Wednesday, January 16, 2008
Stephen Burbank and Howard Erichson both posted new CAFA articles on SSRN last week. Prof. Burbank's article is The Class Action Fairness Act of 2005 in Historical Context: A Preliminary View. The abstract follows.
This article sets CAFA in the contexts of the history of federal diversity of citizenship litigation in general and, within that larger story, the history of diversity class actions in federal court. I consider whether changes in the litigation landscape since 1958, when Congress formally embraced corporate citizenship, might be thought to justify the changes in the balance of power in forum selection that CAFA brings about. Critical to my views in that regard are the failures of the Supreme Court effectively to police interstate forum shopping through constitutional control of personal jurisdiction or choice of law and the steroidal effect of the modern (post-1966) class action on the incentives that drive forum choice. I conclude that it was not unreasonable for Congress to assert a federal interest in regulating the process by which and the forums in which nationwide and multistate class action decisions are made. To be sure, the interest in question bears little relation to the historic account of diversity jurisdiction with which we are familiar. But, as Section IV demonstrates, it is consistent with the policy that the Supreme Court in fact pursued when umpiring ordinary diversity litigation in the late nineteenth and early twentieth centuries, and consistent as well with the policy that Congress pursued in its 1958 amendments to the diversity statute.

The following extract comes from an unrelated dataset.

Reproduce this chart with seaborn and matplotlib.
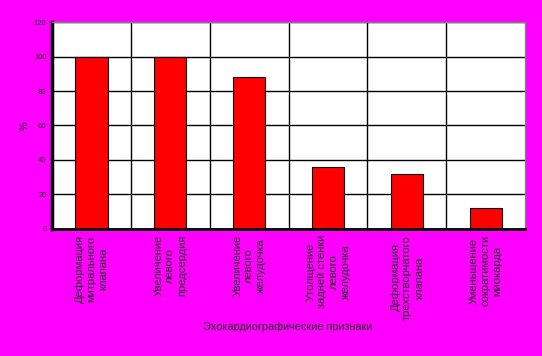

I reach a very different conclusion with respect to the numerous class actions within CAFA's reach that are not in any meaningful sense "multistate." The 1958 Congress left in place (if it did not enhance) the instruments of countervailing power for plaintiffs that had developed in the system and that made the fictions of corporate citizenship tolerable. The 2005 Congress dismantled those instruments in order to open federal courts to multistate class actions. It conveniently forgot them when it came time to fashion exceptions. In the process, Congress neglected the critical role they played in equilibrating not just plaintiffs' and defendants', but federal and state, interests. Ultimately, a combination of special interest overreaching, abetted by the fictions of corporate citizenship, and confusion about legislative aims, abetted by the institutional federal judiciary's schizophrenia regarding overlapping class actions, led Congress to lose sight of its duty, when fashioning CAFA's exceptions, to preserve the "happy relation of States to Nation."
Prof. Erichson's article is CAFA's Impact on Class Action Lawyers. Here's the abstract.--Counseller
The Class Action Fairness Act of 2005 (CAFA) reflected a profound mistrust of class action lawyers. Three years after its enactment, examination of lawyers' adaptation strategies offers an emerging picture of the statute's impact on class actions and class action lawyers. CAFA, like the Private Securities Litigation Reform Act a decade earlier, shifted class action practice in ways that appear likely to strengthen the upper tier of the plaintiff class action bar. CAFA has affected not only the division of labor between state and federal court, but also horizontal forum selection among federal courts and class action claim selection. Analysis of these effects suggests that CAFA is achieving some of its stated objectives but is unlikely to squelch class actions or to disempower leading members of the class action bar.